* [Data excerpt]

********

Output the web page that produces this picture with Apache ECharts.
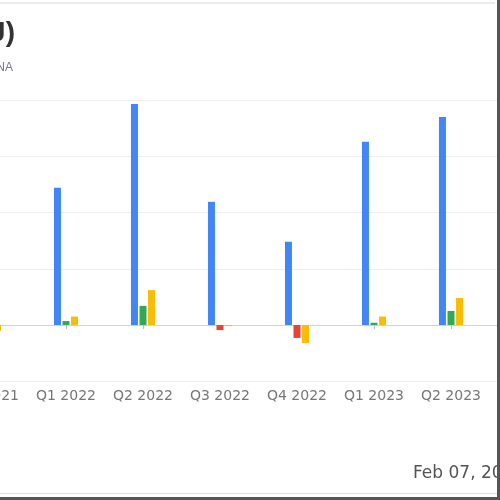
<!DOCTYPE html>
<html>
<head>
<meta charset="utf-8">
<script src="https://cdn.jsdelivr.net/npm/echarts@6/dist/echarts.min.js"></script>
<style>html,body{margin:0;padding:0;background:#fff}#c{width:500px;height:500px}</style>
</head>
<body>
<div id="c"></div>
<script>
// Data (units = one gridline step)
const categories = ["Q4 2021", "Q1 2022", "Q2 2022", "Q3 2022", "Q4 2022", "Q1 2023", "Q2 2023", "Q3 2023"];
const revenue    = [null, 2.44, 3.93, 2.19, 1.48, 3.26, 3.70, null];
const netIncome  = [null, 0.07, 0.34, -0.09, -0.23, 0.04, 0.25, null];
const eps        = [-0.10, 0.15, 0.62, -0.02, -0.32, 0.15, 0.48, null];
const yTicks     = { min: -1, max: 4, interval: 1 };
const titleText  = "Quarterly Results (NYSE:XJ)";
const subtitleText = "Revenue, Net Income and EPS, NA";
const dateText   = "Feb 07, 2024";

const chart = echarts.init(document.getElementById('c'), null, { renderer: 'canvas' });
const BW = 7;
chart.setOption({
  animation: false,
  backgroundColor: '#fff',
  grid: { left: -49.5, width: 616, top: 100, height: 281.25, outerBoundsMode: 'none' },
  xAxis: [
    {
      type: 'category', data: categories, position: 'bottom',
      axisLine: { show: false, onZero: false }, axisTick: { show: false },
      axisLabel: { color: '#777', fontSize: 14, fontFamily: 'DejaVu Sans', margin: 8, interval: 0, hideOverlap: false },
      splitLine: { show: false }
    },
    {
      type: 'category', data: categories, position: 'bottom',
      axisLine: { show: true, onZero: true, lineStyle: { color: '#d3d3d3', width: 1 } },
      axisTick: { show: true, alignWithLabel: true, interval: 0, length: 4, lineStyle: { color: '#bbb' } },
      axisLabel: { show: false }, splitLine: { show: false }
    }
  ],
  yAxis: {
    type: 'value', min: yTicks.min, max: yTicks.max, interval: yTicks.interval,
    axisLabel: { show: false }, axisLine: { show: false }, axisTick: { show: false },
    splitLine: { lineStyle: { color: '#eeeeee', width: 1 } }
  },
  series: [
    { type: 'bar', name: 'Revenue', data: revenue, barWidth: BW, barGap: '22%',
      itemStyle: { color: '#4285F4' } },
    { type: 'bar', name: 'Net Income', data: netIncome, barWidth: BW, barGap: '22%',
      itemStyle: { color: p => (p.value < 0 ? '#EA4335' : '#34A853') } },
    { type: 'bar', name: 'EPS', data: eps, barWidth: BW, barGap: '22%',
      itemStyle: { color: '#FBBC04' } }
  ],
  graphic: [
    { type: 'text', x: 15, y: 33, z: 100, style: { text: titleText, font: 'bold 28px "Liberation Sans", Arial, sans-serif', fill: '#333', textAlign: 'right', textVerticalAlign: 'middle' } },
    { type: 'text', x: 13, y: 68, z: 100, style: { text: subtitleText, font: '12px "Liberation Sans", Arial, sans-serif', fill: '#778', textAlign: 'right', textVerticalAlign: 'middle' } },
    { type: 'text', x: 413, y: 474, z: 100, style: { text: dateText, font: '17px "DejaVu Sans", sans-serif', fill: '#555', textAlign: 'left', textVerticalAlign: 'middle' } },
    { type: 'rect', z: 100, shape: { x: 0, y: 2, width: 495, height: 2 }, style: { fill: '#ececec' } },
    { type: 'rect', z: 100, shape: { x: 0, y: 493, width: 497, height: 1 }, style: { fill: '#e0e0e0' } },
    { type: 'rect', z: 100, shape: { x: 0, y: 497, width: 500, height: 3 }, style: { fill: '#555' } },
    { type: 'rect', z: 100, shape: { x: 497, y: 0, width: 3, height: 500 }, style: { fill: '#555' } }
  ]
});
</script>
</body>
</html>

********

* [The exercise] Filter for "picture". Return all lines that hold it.

* [Result below]
Output the web page that produces this picture with Apache ECharts.

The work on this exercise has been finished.